>> Start
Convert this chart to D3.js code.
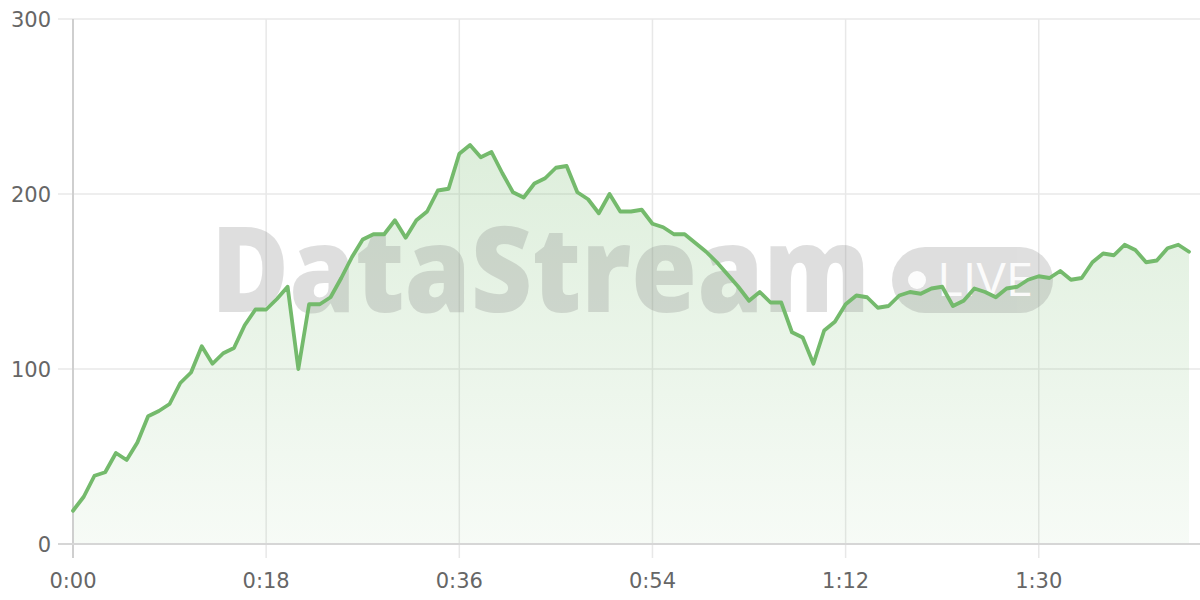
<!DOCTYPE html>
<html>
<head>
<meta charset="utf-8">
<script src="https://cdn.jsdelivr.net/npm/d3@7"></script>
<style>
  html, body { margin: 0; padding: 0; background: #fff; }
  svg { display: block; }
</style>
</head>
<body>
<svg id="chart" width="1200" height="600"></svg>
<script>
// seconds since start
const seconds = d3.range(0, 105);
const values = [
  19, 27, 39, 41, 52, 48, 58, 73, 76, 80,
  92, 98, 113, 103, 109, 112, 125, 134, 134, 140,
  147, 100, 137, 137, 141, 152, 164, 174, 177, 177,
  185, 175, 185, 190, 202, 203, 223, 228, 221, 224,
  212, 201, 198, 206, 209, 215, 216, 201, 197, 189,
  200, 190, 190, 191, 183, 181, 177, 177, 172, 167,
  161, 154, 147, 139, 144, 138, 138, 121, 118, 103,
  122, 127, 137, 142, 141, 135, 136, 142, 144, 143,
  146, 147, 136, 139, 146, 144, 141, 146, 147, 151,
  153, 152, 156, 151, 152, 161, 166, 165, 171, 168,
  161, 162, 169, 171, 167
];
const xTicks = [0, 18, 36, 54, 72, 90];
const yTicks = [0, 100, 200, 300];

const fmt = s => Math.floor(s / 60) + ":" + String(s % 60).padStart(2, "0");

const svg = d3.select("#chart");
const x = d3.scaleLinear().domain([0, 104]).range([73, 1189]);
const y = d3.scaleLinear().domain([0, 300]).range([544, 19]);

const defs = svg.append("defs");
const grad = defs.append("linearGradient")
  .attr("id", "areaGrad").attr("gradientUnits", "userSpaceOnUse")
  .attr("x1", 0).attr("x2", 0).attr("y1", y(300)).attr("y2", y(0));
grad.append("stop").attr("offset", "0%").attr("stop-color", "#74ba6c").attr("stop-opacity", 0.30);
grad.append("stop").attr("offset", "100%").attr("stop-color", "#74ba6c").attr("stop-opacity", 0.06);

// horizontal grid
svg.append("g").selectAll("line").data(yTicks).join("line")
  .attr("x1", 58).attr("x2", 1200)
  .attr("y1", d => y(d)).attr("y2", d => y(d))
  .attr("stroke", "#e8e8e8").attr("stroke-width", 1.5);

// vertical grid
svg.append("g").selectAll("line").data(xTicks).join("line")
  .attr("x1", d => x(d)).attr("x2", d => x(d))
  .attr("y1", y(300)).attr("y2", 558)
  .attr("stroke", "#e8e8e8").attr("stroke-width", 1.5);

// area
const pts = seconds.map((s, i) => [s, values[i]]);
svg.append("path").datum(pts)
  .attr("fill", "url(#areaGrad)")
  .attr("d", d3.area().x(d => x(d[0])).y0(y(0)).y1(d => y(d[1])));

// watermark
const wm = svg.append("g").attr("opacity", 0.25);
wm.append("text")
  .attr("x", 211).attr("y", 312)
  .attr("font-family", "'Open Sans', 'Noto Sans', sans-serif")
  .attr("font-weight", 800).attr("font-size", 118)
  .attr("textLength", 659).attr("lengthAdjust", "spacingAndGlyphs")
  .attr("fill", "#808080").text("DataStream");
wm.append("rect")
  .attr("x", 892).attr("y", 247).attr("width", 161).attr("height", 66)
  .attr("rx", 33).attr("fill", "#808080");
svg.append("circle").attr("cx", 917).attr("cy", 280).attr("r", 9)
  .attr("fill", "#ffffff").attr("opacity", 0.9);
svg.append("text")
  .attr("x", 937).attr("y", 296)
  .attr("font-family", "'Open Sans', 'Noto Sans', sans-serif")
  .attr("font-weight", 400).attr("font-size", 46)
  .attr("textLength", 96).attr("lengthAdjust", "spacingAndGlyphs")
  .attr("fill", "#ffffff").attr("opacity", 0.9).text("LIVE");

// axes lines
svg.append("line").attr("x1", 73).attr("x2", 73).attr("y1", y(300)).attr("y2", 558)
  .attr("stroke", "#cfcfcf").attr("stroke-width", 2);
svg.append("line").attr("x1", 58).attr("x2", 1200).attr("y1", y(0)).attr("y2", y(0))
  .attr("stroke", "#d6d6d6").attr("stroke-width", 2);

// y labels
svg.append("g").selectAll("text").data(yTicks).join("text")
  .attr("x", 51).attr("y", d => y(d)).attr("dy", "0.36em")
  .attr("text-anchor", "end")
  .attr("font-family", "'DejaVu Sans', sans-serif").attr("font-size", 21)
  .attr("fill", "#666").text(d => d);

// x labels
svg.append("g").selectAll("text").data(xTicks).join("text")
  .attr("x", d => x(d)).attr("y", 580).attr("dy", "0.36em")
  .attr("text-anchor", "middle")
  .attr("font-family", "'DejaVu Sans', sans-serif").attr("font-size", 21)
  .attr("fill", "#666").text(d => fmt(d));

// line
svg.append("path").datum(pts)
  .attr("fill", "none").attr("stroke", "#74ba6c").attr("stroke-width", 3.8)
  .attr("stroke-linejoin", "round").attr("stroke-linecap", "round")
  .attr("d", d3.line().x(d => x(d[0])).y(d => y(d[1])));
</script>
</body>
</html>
>> End
(Given task) Without the pictures, output the full listing exactly as it stands.

(Worked answer)
Convert this chart to D3.js code.
<!DOCTYPE html>
<html>
<head>
<meta charset="utf-8">
<script src="https://cdn.jsdelivr.net/npm/d3@7"></script>
<style>
  html, body { margin: 0; padding: 0; background: #fff; }
  svg { display: block; }
</style>
</head>
<body>
<svg id="chart" width="1200" height="600"></svg>
<script>
// seconds since start
const seconds = d3.range(0, 105);
const values = [
  19, 27, 39, 41, 52, 48, 58, 73, 76, 80,
  92, 98, 113, 103, 109, 112, 125, 134, 134, 140,
  147, 100, 137, 137, 141, 152, 164, 174, 177, 177,
  185, 175, 185, 190, 202, 203, 223, 228, 221, 224,
  212, 201, 198, 206, 209, 215, 216, 201, 197, 189,
  200, 190, 190, 191, 183, 181, 177, 177, 172, 167,
  161, 154, 147, 139, 144, 138, 138, 121, 118, 103,
  122, 127, 137, 142, 141, 135, 136, 142, 144, 143,
  146, 147, 136, 139, 146, 144, 141, 146, 147, 151,
  153, 152, 156, 151, 152, 161, 166, 165, 171, 168,
  161, 162, 169, 171, 167
];
const xTicks = [0, 18, 36, 54, 72, 90];
const yTicks = [0, 100, 200, 300];

const fmt = s => Math.floor(s / 60) + ":" + String(s % 60).padStart(2, "0");

const svg = d3.select("#chart");
const x = d3.scaleLinear().domain([0, 104]).range([73, 1189]);
const y = d3.scaleLinear().domain([0, 300]).range([544, 19]);

const defs = svg.append("defs");
const grad = defs.append("linearGradient")
  .attr("id", "areaGrad").attr("gradientUnits", "userSpaceOnUse")
  .attr("x1", 0).attr("x2", 0).attr("y1", y(300)).attr("y2", y(0));
grad.append("stop").attr("offset", "0%").attr("stop-color", "#74ba6c").attr("stop-opacity", 0.30);
grad.append("stop").attr("offset", "100%").attr("stop-color", "#74ba6c").attr("stop-opacity", 0.06);

// horizontal grid
svg.append("g").selectAll("line").data(yTicks).join("line")
  .attr("x1", 58).attr("x2", 1200)
  .attr("y1", d => y(d)).attr("y2", d => y(d))
  .attr("stroke", "#e8e8e8").attr("stroke-width", 1.5);

// vertical grid
svg.append("g").selectAll("line").data(xTicks).join("line")
  .attr("x1", d => x(d)).attr("x2", d => x(d))
  .attr("y1", y(300)).attr("y2", 558)
  .attr("stroke", "#e8e8e8").attr("stroke-width", 1.5);

// area
const pts = seconds.map((s, i) => [s, values[i]]);
svg.append("path").datum(pts)
  .attr("fill", "url(#areaGrad)")
  .attr("d", d3.area().x(d => x(d[0])).y0(y(0)).y1(d => y(d[1])));

// watermark
const wm = svg.append("g").attr("opacity", 0.25);
wm.append("text")
  .attr("x", 211).attr("y", 312)
  .attr("font-family", "'Open Sans', 'Noto Sans', sans-serif")
  .attr("font-weight", 800).attr("font-size", 118)
  .attr("textLength", 659).attr("lengthAdjust", "spacingAndGlyphs")
  .attr("fill", "#808080").text("DataStream");
wm.append("rect")
  .attr("x", 892).attr("y", 247).attr("width", 161).attr("height", 66)
  .attr("rx", 33).attr("fill", "#808080");
svg.append("circle").attr("cx", 917).attr("cy", 280).attr("r", 9)
  .attr("fill", "#ffffff").attr("opacity", 0.9);
svg.append("text")
  .attr("x", 937).attr("y", 296)
  .attr("font-family", "'Open Sans', 'Noto Sans', sans-serif")
  .attr("font-weight", 400).attr("font-size", 46)
  .attr("textLength", 96).attr("lengthAdjust", "spacingAndGlyphs")
  .attr("fill", "#ffffff").attr("opacity", 0.9).text("LIVE");

// axes lines
svg.append("line").attr("x1", 73).attr("x2", 73).attr("y1", y(300)).attr("y2", 558)
  .attr("stroke", "#cfcfcf").attr("stroke-width", 2);
svg.append("line").attr("x1", 58).attr("x2", 1200).attr("y1", y(0)).attr("y2", y(0))
  .attr("stroke", "#d6d6d6").attr("stroke-width", 2);

// y labels
svg.append("g").selectAll("text").data(yTicks).join("text")
  .attr("x", 51).attr("y", d => y(d)).attr("dy", "0.36em")
  .attr("text-anchor", "end")
  .attr("font-family", "'DejaVu Sans', sans-serif").attr("font-size", 21)
  .attr("fill", "#666").text(d => d);

// x labels
svg.append("g").selectAll("text").data(xTicks).join("text")
  .attr("x", d => x(d)).attr("y", 580).attr("dy", "0.36em")
  .attr("text-anchor", "middle")
  .attr("font-family", "'DejaVu Sans', sans-serif").attr("font-size", 21)
  .attr("fill", "#666").text(d => fmt(d));

// line
svg.append("path").datum(pts)
  .attr("fill", "none").attr("stroke", "#74ba6c").attr("stroke-width", 3.8)
  .attr("stroke-linejoin", "round").attr("stroke-linecap", "round")
  .attr("d", d3.line().x(d => x(d[0])).y(d => y(d[1])));
</script>
</body>
</html>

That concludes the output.